Sinking from a positive $1.2 billion in Feb., the 15-nation Eurozone ran up a $3.5bn trade deficit in March. Growth in exports slowed while the cost of energy imports surged.
For French, German and Italian investors looking to Buy Gold as a defense against inflation today, the price moved towards a one-week high above €574.50 per ounce.
Japanese gold prices closed the week in Tokyo at a three-week high, meanwhile, as the Nikkei stock index slipped 0.2% but still ended Friday at its best weekly level so far in 2008.
Japan enjoyed an unforeseen spurt in economic growth during the first quarter, the official data agency in Tokyo said today. Industrial production fell sharply during March, however, down 3.4% from the month before as the strong Yen weighed on exports to the United States.
In the world's largest single market for physical Gold Bullion, "Rupee weakness is acting as a supportive factor for Indian gold futures," believes Ajay Kedia, head of Kedia Commodities in New Delhi.
"Inflation is a problem and for many years now, gold has looked the best hedge," agrees Sunil Kashyap, managing director of Scotia Mocatta's local office.
The Indian government today pegged consumer-price inflation at almost 8% per year.
"We are seeing inflation in India, China and all the major economies of the world," says Kashyap. "That is why there is a good fundamental reason why people should Buy Gold – and if they do, then the price should move up over time."

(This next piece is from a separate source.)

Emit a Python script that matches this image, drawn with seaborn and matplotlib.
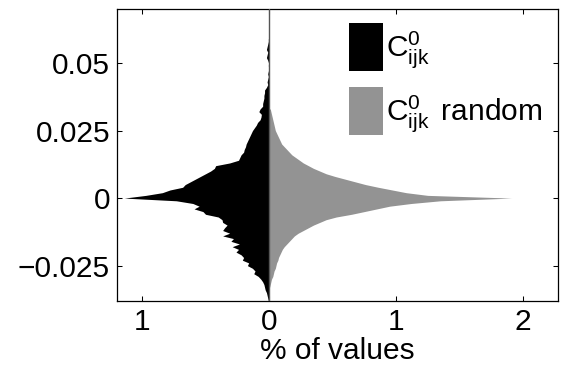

Shailendra Kumar, head of commodity research at Sharekhan stockbrokers in Mumbai, sees gold rising to 14,000 or even 15,000 Rupees per ten grams by the end of 2008.
Today in New Delhi, over-the-counter Gold Prices spiked up to 12,135 Rupees according to Reuters' data.
"The deepening credit crisis in major developed market economies [plus] soaring oil and non-oil commodity prices all pose considerable risks to world economic growth," warns the United Nations in its latest World Economic update.
The UN now expects only 1.8% real growth in world GDP for 2008, leaving it "teetering on the brink" of a severe downturn.
Here in the United Kingdom, "the consumer will have to be crucified in order to meet the [Bank of England's] inflation target," warns Peter Spence, professor of economics at the University of York and chief economist of the widely-respected Ernst & Young Item Club.
Joseph Stiglitz, the US economist and Nobel prize-winner, agrees. "The weaker economy and higher unemployment that inflation targeting brings won't have much impact on inflation," he believes.
"It will only make the task of surviving in these conditions more difficult."
But while central bankers outside the United States refuse to slash interest rates in line with the Federal Reserve's "reflationary" strategy, they continue to pump money into the banking sector.
That risks an even sharper acceleration in credit- and money-supply growth – now running at multi-decade records in Europe and East Asia.
"The UK’s biggest banks are preparing to swap £80bn-£90bn [up to $175bn] of mortgage-backed assets for Treasury bills with the Bank of England," reports the Financial Times today – "nearly twice as much as the central bank originally envisaged when it unveiled its scheme to unblock the frozen bank-lending market."
On Thursday, a governing council member of the European Central Bank – Yves Mersch – expressed "high concern" that banks are dumping risky assets onto the ECB through its special liquidity program.
"[The ECB is] looking very hard at whether there is not a specific deterioration of collateral" for the €445 billion ($685bn) lent to private banks.
"This week Glitnir, the Icelandic bank, is in the process of clearing the use of a €890m collateralised loan obligation (CLO) for funding at the ECB," says the FT.
"Similarly, Lehman Brothers recently structured a €1.1bn CLO, which it is expected to use for [raising] ECB funding."
Structured products including asset-backed securities such as mortgage bonds now account for one-fifth of the collateral accepted by the ECB. Four years ago it represented only 4%.
In the United States, "the 325-basis-point reduction in the Fed's target for the overnight lending rate and the unprecedented [$150bn in] cash pumped into the system [in loans] have helped the economy defy predictions of a recession," says John M.Berry at Bloomberg today.
Accepting everything from Treasury bonds to credit-card debt and lower-grade mortgage-bond assets, the Fed has allowed the M3 measure of US money supply to balloon at a 15% annualized rate, according to John Williams of ShadowStats – the fastest pace since 1971.